A Delta Air Lines aircraft at an airport in Chicago.
A Delta Air Lines aircraft at an airport in Chicago.

News that Spain had entered another recession renewed worries about the fragility of Europe's finances Monday and nudged stocks lower. The market ended its first losing month this year.

Disappointing economic reports and weak corporate earnings also weighed on stocks. The Standard & Poor's 500 index slipped 5.45 points to close at 1,397.91. For April, it was down 0.8 percent, its first month in the red since November.

The Spanish government said that the country's economy shrank in the first three months of the year, the second straight quarter of contraction.

The worry is that Spain's economy could be too big to rescue. It's twice as big as the combined economies of Greece, Portugal and Ireland, the three countries that have received bailout loans.

In the U.S., a drop in an index of Midwestern manufacturing and a slowdown in consumer spending last month added to worries that the economy is losing steam.

The Institute for Supply Management said its Chicago business barometer fell in April to the lowest level in more than two years. After weak readings for the New York and Philadelphia regions, the market reaction to the Chicago report could have been much worse, said Clark Yingst, chief market analyst at the brokerage Joseph Gunnar.
"It's very bad news in my opinion," Yingst said. "I'd have thought the market would come under more pressure than it has."

Weaker earnings reports from health insurer Humana and the owner of the New York Stock Exchange, NYSE Euronext, also hurt stock indexes.

The Dow Jones industrial average edged down 14.68 points to close at 13,213.63, but narrowly avoided its first monthly loss since September. The Dow finished April up less than two points.

The Nasdaq composite fell 22.84 points to 3,046.36. It posted a monthly loss of 1.5 percent.

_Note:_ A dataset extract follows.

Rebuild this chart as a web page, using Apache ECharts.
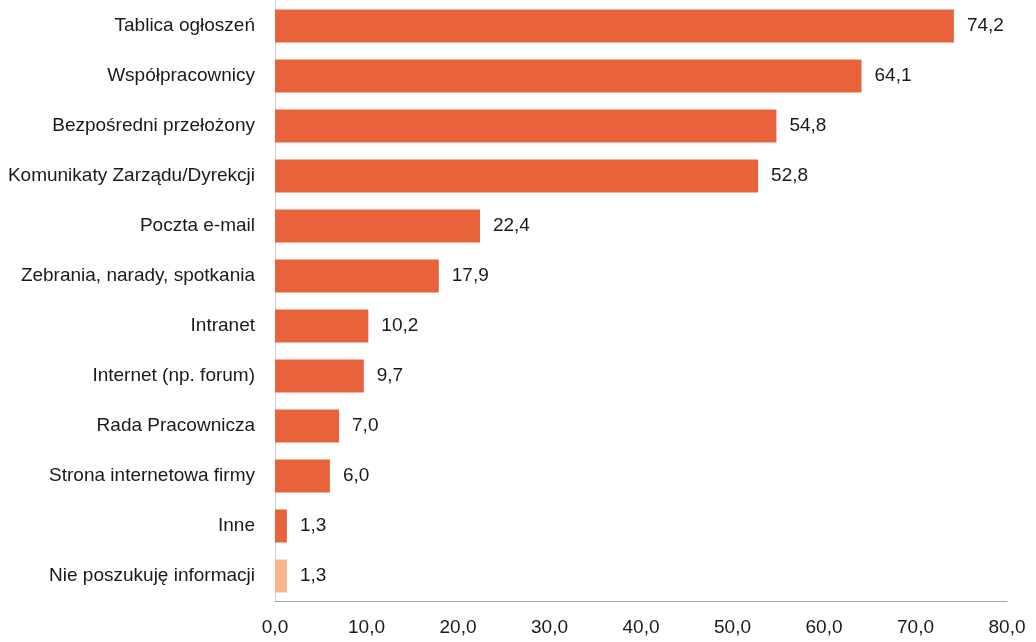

Growing concerns about Spain knocked European markets lower on Monday. Spain's main stock index, the IBEX 35, sank 1.9 percent. France's CAC-40 lost 1.6 percent.

The dollar and U.S. Treasury prices edged up as investors parked money in low-risk assets.

Ratings agency Standard & Poor's downgraded Spain's government debt to just three notches above junk Friday. On Monday S&P lowered its rating for 11 Spanish banks, which are loaded with bad debt from a collapsed housing market.

Among stocks making big moves:

— Barnes & Noble jumped 52 percent after Microsoft announced that it would invest $300 million to help Barnes & Noble compete with Amazon.com. The companies will create a subsidiary for Barnes & Noble's e-book and college textbook businesses. Microsoft also plans an application for Nook, Barnes & Noble's e-reader, on its Windows 8 tablets, which come out this fall. Microsoft's stock was flat.

— Health insurer Humana fell 8 percent to after reporting a large drop in first-quarter profit as the company paid more in claims. The results fell short of Wall Street's expectations.

— NYSE Euronext, owner of the New York Stock Exchange, lost 5 percent after reporting that its income plunged in the first three months of the year. Revenue from its trading business was weak, and the company abandoned a merger with the European exchange operator Deutsche Boerse.

— Sunoco jumped 20 percent, the most of any stock in the S&P 500. The fuel-refining company agreed to be bought by Energy Transfer Partners, an operator of natural gas pipelines, for $5.3 billion.